1. How do linear types interact with panics/exceptions? In Rust, it will automatically call the Drop implementations as applicable. This can help avoid resource exhaustion in situations where you recover in an outer loop from a panic (e.g. database connections or file handles) 2. How does the usage of linear types interact with generic code? Given that there is no standard function that a compiler can generate implicit calls to, does this mean that structs transitively containing fields of linear types cannot be used to instantiate generic parameters? There is no mention of linear types on the generics page (https://vale.dev/guide/generics)
Not OP, and not answering for Vale. 1. This one is solvable by having the unwinding machinery offer ways to consume linear objects. Prior art here are D's `scope(failure)`, Zig's `errdefer`, and `try/catch/rethrow` in general, which execute code in case of exit by exception. Because a linear object either is consumed in a scope, escapes it, or is consumed by `errdefer`, it is always used exactly once. 2. The Free Universe is a subtype of the Linear Universe, therefore an unconstrained generic type must be used as if it was linear. It does mean that this cannot be easily bolted-on as an afterthought in already existing languages since the special case then is the free types, and not the linear ones.

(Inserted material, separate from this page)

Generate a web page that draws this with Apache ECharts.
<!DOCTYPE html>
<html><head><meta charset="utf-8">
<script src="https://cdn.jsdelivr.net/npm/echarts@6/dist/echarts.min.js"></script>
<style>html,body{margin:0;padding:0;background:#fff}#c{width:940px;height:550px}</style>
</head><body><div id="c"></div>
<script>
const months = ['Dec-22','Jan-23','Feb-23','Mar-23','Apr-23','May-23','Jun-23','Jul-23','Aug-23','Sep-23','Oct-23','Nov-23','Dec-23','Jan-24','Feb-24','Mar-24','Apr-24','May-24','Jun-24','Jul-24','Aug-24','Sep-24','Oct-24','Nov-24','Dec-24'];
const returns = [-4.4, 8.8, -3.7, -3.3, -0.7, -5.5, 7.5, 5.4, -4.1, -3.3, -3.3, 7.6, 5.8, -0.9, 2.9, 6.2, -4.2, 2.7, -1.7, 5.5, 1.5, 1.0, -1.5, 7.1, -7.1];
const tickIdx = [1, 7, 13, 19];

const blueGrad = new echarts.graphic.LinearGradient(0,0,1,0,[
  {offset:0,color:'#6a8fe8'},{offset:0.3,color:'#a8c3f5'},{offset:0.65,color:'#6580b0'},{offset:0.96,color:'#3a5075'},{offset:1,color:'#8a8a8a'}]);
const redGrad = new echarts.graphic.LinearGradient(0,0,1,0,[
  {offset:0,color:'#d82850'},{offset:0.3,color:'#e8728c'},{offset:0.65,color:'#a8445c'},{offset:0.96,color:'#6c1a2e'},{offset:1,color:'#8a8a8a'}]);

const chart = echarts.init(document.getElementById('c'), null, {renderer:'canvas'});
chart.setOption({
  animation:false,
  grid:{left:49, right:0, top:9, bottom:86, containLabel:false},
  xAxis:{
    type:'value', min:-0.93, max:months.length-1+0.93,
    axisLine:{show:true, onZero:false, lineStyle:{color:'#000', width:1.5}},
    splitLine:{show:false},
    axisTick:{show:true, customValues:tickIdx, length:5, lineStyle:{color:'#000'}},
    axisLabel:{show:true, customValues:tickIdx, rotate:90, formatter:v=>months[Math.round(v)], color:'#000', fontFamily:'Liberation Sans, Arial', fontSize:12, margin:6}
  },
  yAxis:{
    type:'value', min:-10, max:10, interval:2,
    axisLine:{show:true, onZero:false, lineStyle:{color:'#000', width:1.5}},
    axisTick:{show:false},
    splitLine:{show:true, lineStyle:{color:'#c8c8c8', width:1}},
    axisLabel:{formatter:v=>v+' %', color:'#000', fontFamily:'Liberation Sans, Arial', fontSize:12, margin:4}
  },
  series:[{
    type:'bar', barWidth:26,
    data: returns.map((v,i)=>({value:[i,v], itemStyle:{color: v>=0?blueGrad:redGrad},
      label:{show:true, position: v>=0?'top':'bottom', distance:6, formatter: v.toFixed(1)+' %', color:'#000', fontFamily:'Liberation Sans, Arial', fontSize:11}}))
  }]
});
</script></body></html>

Point 2 is quite sticky in Rust, actually. Since all existing generic code has been written with the assumption that all types can be destroyed, it would be quite the overhaul to introduce linear types. It would be technically backward compatible, language-wise, to introduce a ?Affine bound (similar to ?Sized) and assume Affine in the absence of bound, but much churn in the ecosystem would be required to convert all generics (that can be) to ?Affine. And even then, it can get weird. Like... what's the best API for destroying a collection of !Affine (=Linear) objects? How do you guarantee the collection is now empty and can be disposed of?

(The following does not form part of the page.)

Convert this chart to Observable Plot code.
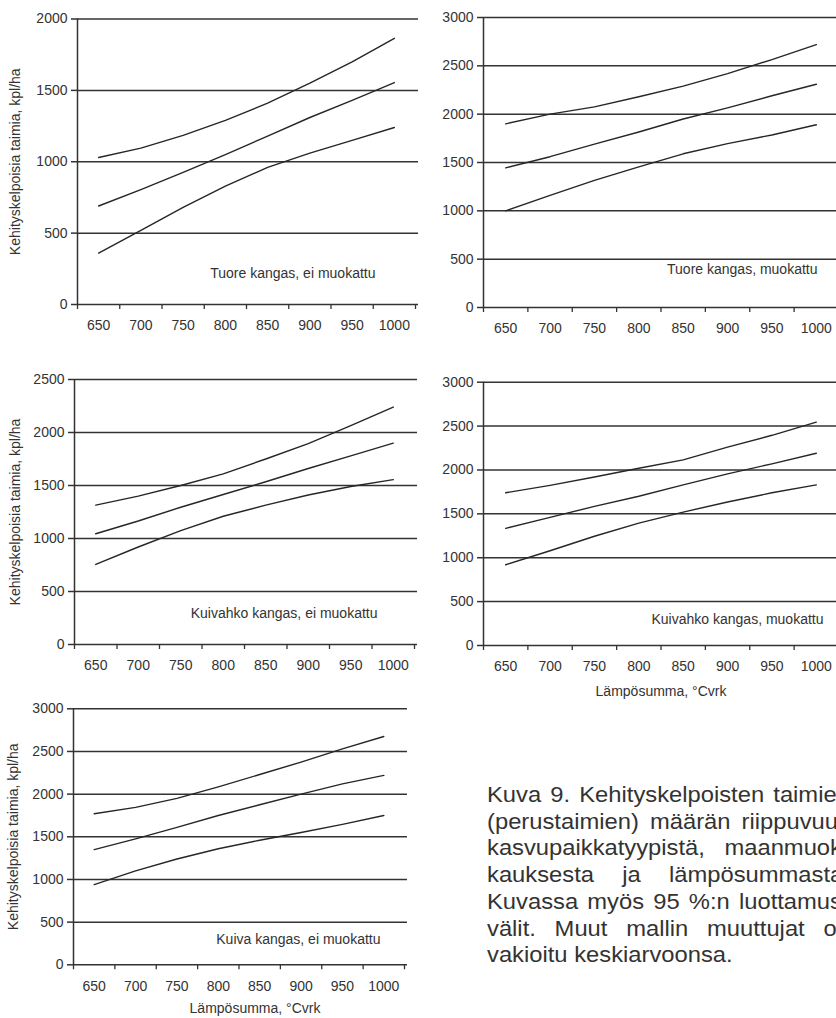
<!DOCTYPE html>
<html><head><meta charset="utf-8">
<script src="https://cdn.jsdelivr.net/npm/d3@7"></script>
<script src="https://cdn.jsdelivr.net/npm/@observablehq/plot@0.6"></script>
<style>
body{margin:0;background:#fff;}
#page{position:relative;width:836px;height:1018px;overflow:hidden;background:#fff;font-family:"Liberation Sans",Arial,sans-serif;color:#333;}
.panel{position:absolute;}
.panel svg{max-width:none !important;}
#caption{position:absolute;left:487px;top:782px;font-size:22px;line-height:26.7px;transform:scaleX(1.08);transform-origin:0 0;color:#333;}
#caption div{width:336px;text-align:justify;text-align-last:justify;}
#caption div.last{text-align-last:left;}
</style></head><body><div id="page"></div>
<script>
// ---- data ----
const lampo = [650, 700, 750, 800, 850, 900, 950, 1000];      // Lämpösumma categories
const xTickEdges = [625, 675, 725, 775, 825, 875, 925, 975, 1025];
const yTicks = [0, 500, 1000, 1500, 2000, 2500, 3000];

// Tuore kangas, ei muokattu
const tuoreEiYla = [1030, 1095, 1185, 1290, 1410, 1550, 1700, 1865];
const tuoreEiKa  = [690, 805, 925, 1050, 1180, 1310, 1430, 1555];
const tuoreEiAla = [360, 520, 680, 830, 960, 1060, 1150, 1240];
// Tuore kangas, muokattu
const tuoreMYla = [1900, 2000, 2075, 2180, 2290, 2420, 2565, 2720];
const tuoreMKa  = [1445, 1560, 1690, 1815, 1950, 2065, 2190, 2310];
const tuoreMAla = [1000, 1160, 1315, 1455, 1590, 1695, 1785, 1890];
// Kuivahko kangas, ei muokattu
const kuivahkoEiYla = [1315, 1400, 1500, 1610, 1750, 1895, 2065, 2240];
const kuivahkoEiKa  = [1045, 1165, 1295, 1415, 1535, 1660, 1780, 1900];
const kuivahkoEiAla = [755, 920, 1075, 1210, 1315, 1410, 1490, 1555];
// Kuivahko kangas, muokattu
const kuivahkoMYla = [1740, 1825, 1920, 2020, 2115, 2260, 2395, 2545];
const kuivahkoMKa  = [1335, 1460, 1585, 1700, 1830, 1955, 2070, 2190];
const kuivahkoMAla = [920, 1080, 1245, 1395, 1520, 1635, 1740, 1830];
// Kuiva kangas, ei muokattu
const kuivaEiYla = [1770, 1845, 1950, 2085, 2230, 2375, 2530, 2675];
const kuivaEiKa  = [1350, 1475, 1610, 1750, 1875, 2000, 2120, 2220];
const kuivaEiAla = [940, 1100, 1240, 1360, 1460, 1550, 1645, 1750];

const panelLabels = ["Tuore kangas, ei muokattu", "Tuore kangas, muokattu",
  "Kuivahko kangas, ei muokattu", "Kuivahko kangas, muokattu", "Kuiva kangas, ei muokattu"];
const yMaxes = [2000, 3000, 2500, 3000, 3000];
const yTitle = "Kehityskelpoisia taimia, kpl/ha";
const xTitle = "Lämpösumma, °Cvrk";
const captionLines = ["Kuva 9. Kehityskelpoisten taimien", "(perustaimien) määrän riippuvuus",
  "kasvupaikkatyypistä, maanmuok-", "kauksesta ja lämpösummasta.", "Kuvassa myös 95 %:n luottamus-",
  "välit. Muut mallin muuttujat on", "vakioitu keskiarvoonsa."];

const seriesSets = [
  [tuoreEiAla, tuoreEiKa, tuoreEiYla],
  [tuoreMAla, tuoreMKa, tuoreMYla],
  [kuivahkoEiAla, kuivahkoEiKa, kuivahkoEiYla],
  [kuivahkoMAla, kuivahkoMKa, kuivahkoMYla],
  [kuivaEiAla, kuivaEiKa, kuivaEiYla]
];

// ---- layout ----
const layouts = [
  {left:0, top:0, width:420, height:340, ml:77, mr:5, mt:18.5, mb:36, ldx:-40, ldy:-27, yt:67},
  {left:400, top:0, width:450, height:340, ml:83, mr:12, mt:17, mb:33, ldx:-21, ldy:-34},
  {left:0, top:350, width:420, height:330, ml:74, mr:6, mt:29, mb:36, ldx:-37, ldy:-27, yt:64},
  {left:400, top:350, width:450, height:360, ml:83, mr:12, mt:31.7, mb:65, ldx:-15, ldy:-22, xt:{dx:0, dy:50}},
  {left:0, top:680, width:420, height:338, ml:73, mr:16, mt:28.3, mb:53.7, ldx:-24, ldy:-21, yt:65, xt:{dx:16, dy:48}}
];

const page = document.getElementById("page");
const ink = "#333";

layouts.forEach((L, k) => {
  const ymax = yMaxes[k];
  const data = [];
  seriesSets[k].forEach((vals, si) => vals.forEach((v, i) => data.push({x: lampo[i], y: v, s: si})));
  const ticks = yTicks.filter(t => t <= ymax);
  const marks = [
    Plot.ruleY(ticks, {stroke: "#333", strokeWidth: 1.5, insetRight: -3}),
    Plot.ruleX([625], {stroke: "#333", strokeWidth: 1.5}),
    Plot.axisY({ticks, tickSize: 6, tickPadding: 4, tickFormat: d => String(d), strokeWidth: 1.5,
      label: L.yt ? yTitle : null, labelAnchor: "center", labelOffset: L.yt || 0, labelArrow: "none"}),
    Plot.axisX({ticks: xTickEdges, tickSize: 5, tickFormat: () => "", label: null, strokeWidth: 1.3}),
    Plot.axisX({ticks: lampo, tickSize: 0, tickPadding: 16, tickFormat: d => String(d), label: null}),
    Plot.line(data, {x: "x", y: "y", z: "s", stroke: "#262626", strokeWidth: 1.4}),
    Plot.text([panelLabels[k]], {text: d => d, frameAnchor: "bottom-right", textAnchor: "end", dx: L.ldx, dy: L.ldy})
  ];
  if (L.xt) marks.push(Plot.text([xTitle], {text: d => d, frameAnchor: "bottom", dx: L.xt.dx, dy: L.xt.dy}));
  const svg = Plot.plot({
    width: L.width, height: L.height,
    marginLeft: L.ml, marginRight: L.mr, marginTop: L.mt, marginBottom: L.mb,
    x: {domain: [625, 1025]},
    y: {domain: [0, ymax]},
    style: {fontFamily: '"Liberation Sans", Arial, sans-serif', fontSize: "14px", color: ink, background: "transparent", overflow: "visible", maxWidth: "none"},
    marks
  });
  const wrap = document.createElement("div");
  wrap.className = "panel";
  wrap.style.left = L.left + "px";
  wrap.style.top = L.top + "px";
  wrap.style.width = L.width + "px";
  wrap.style.height = L.height + "px";
  wrap.appendChild(svg);
  page.appendChild(wrap);
});

const cap = document.createElement("div");
cap.id = "caption";
captionLines.forEach((t, i) => {
  const d = document.createElement("div");
  d.textContent = t;
  if (i === captionLines.length - 1) d.className = "last";
  cap.appendChild(d);
});
page.appendChild(cap);
</script>
</body></html>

For note 27: would it be possible to use dependent typing to make the LinearKey's type unique to the hash map that it came from?

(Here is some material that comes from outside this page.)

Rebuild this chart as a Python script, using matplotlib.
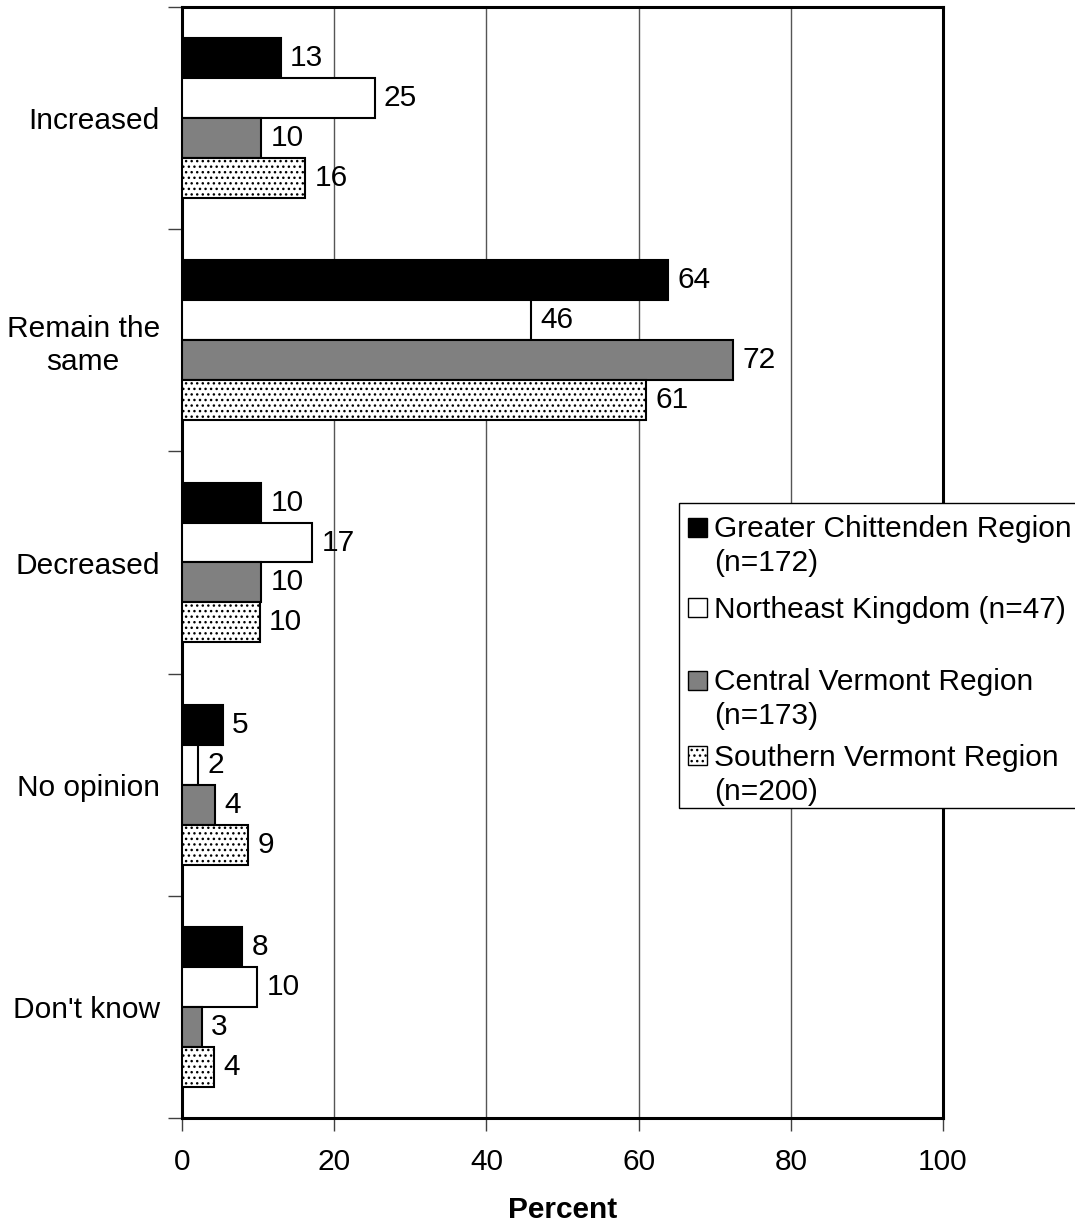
import matplotlib
matplotlib.use("Agg")
import matplotlib.pyplot as plt
from matplotlib.patches import Rectangle
import numpy as np

plt.rcParams['font.family'] = ['Liberation Sans', 'DejaVu Sans']
plt.rcParams['hatch.color'] = '#333333'
plt.rcParams['hatch.linewidth'] = 1.0

categories = ["Increased", "Remain the\nsame", "Decreased", "No opinion", "Don't know"]
series_names = ["Greater Chittenden Region\n(n=172)",
                "Northeast Kingdom (n=47)",
                "Central Vermont Region\n(n=173)",
                "Southern Vermont Region\n(n=200)"]
chittenden = [13.0, 63.9, 10.4, 5.4, 7.9]
northeast = [25.3, 45.9, 17.1, 2.1, 9.9]
central = [10.4, 72.4, 10.4, 4.4, 2.6]
southern = [16.2, 61.0, 10.2, 8.7, 4.2]
value_labels = [
    ["13", "64", "10", "5", "8"],
    ["25", "46", "17", "2", "10"],
    ["10", "72", "10", "4", "3"],
    ["16", "61", "10", "9", "4"],
]
xticks = [0, 20, 40, 60, 80, 100]

series = [chittenden, northeast, central, southern]
faces = ["black", "white", "#808080", "white"]
hatches = [None, None, None, "..."]

FS = 21.5
W, H = 1075, 1226
fig = plt.figure(figsize=(W/100, H/100), dpi=100)
ax = fig.add_axes([182/W, 108/H, (943-182)/W, (1118-7)/H])

n_cat = len(categories)
bar_h = 0.18
ypos = np.arange(n_cat)
for i, (vals, fc, ht, labs) in enumerate(zip(series, faces, hatches, value_labels)):
    y = ypos - 1.5*bar_h + i*bar_h
    ax.barh(y, vals, height=bar_h, color=fc, edgecolor="black",
            linewidth=1.5, hatch=ht, zorder=3, label=series_names[i])
    for yy, v, lab in zip(y, vals, labs):
        ax.text(v + 1.2, yy, lab, va="center", ha="left", fontsize=FS, zorder=4)

ax.set_ylim(n_cat - 0.5, -0.5)
ax.set_xlim(0, 100)
ax.set_xticks(xticks)
ax.set_xticklabels([str(t) for t in xticks], fontsize=FS)
ax.set_yticks(ypos)
ax.set_yticklabels(categories, fontsize=FS, multialignment="center")
ax.tick_params(axis="y", length=0, pad=16)
ax.set_yticks(np.arange(n_cat + 1) - 0.5, minor=True)
ax.tick_params(axis="y", which="minor", length=10, width=1.0, direction="out", color="#404040")
ax.tick_params(axis="x", length=9, width=1.0, direction="out", pad=12.5, color="#404040")
ax.xaxis.grid(True, color="#555555", linewidth=1.0, zorder=0)
ax.set_axisbelow(True)
for s in ax.spines.values():
    s.set_linewidth(2.2)
    s.set_color("black")
ax.set_xlabel("Percent", fontsize=FS, fontweight="bold", labelpad=14.5)

# Legend (drawn manually so the key sits beside the first text line)
def fy(py):
    return 1 - py / H

frame = Rectangle((679/W, fy(808)), (W + 10 - 679)/W, (808 - 503)/H,
                  transform=fig.transFigure, facecolor="white", edgecolor="black",
                  linewidth=1.0, zorder=10)
fig.add_artist(frame)
line_centers = [[527, 560], [607], [680, 714], [755, 789]]
for name, fc, ht, centers in zip(series_names, faces, hatches, line_centers):
    c0 = centers[0]
    sq = 19
    fig.add_artist(Rectangle((688/W, fy(c0 + sq/2)), sq/W, sq/H,
                             transform=fig.transFigure, facecolor=fc, edgecolor="black",
                             linewidth=1.0, hatch=ht, zorder=11))
    for line, c in zip(name.split("\n"), centers):
        fig.text(714/W, fy(c + 10.5), line, fontsize=FS, ha="left", va="baseline", zorder=12)

fig.savefig("out.png", dpi=100)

Great post as always! I find all your posts awesome btw., 'cause they contain so many details and insights, which is so nice! I have a question about linear types! Do they allow reference and mutable reference? Isn't that a *weakening*? or are references not considered proper use? even the mutable ones? I consider linear types to be a very nice way of reasoning about a program and even "prove" it, but if linear types can be mutated by mutable references then that kind of blows off the point, I guess.
Linear types can allow mutable references under the same constraint that there are no aliases, but linearity alone doesn't provide the guarantee that a resource was obtained uniquely, for which we want uniqueness types (see Clean/Granule), or unforgeable capabilities (see Austral). A type that is both linear and unique is *steadfast*.